L'Engle is a Christian-themed writer, but her religious beliefs don't feel either stapled on as an afterthought, or thrust into the face of the reader like a club.  When she speaks of God, it's an integral, interwoven part of her work; an invitation, "Come, investigate this with me, I'm not sure of everything, but here is where I am so far on this journey."  It's beautiful, mystical, enticing - not demanding the reader throw out science or facts, but inviting us to open the mind even wider, to integrate religious beliefs as part of one's whole understanding of the universe.  To be ontological.
Science, literature, art, theology: it is all the same ridiculous, glorious, mysterious language.

Whether you are Christian, Jew, Buddhist (she kept a white Buddha statue on her desk for years), agnostic, pagan, or something else, you can learn a lot from L'Engle about what works and what doesn't, if you'd like to convert the world with your writing.   Or even if you simply want to live in it, in love, joy, and wonder, because nothing last forever, even the stars in their courses.

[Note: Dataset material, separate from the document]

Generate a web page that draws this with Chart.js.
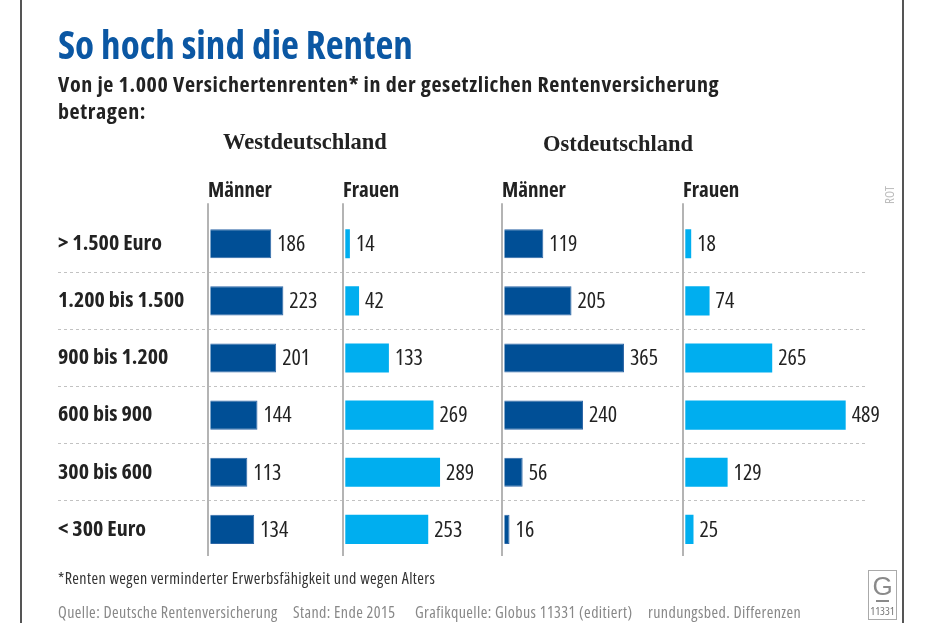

Meanwhile, we are in time, and the flesh is to be honored.  At all ages.  For me, this summer, this has been made clear in a threefold way: I have fed, bathed, played pat-a-cake with my grandbabies.  In the night when I wake up, as I usually do, I always reach out with a foot, a hand, to touch my husband's body; I go back to sleep with my hand on his warm flesh.  And my mother is almost ninety and preparing to move into a different country.  I do not understand the mysteries of the flesh, but I do know that we must not be afraid to reach out to one another, to hold hands, to touch.
Madeleine L'Engle passed away in 2007, but I will go on drawing inspiration from her work as long as I live, and I'm sure so will many others.  Just as light from a star long dead still shines in the night sky.  I hope you'll pick up this book and join me.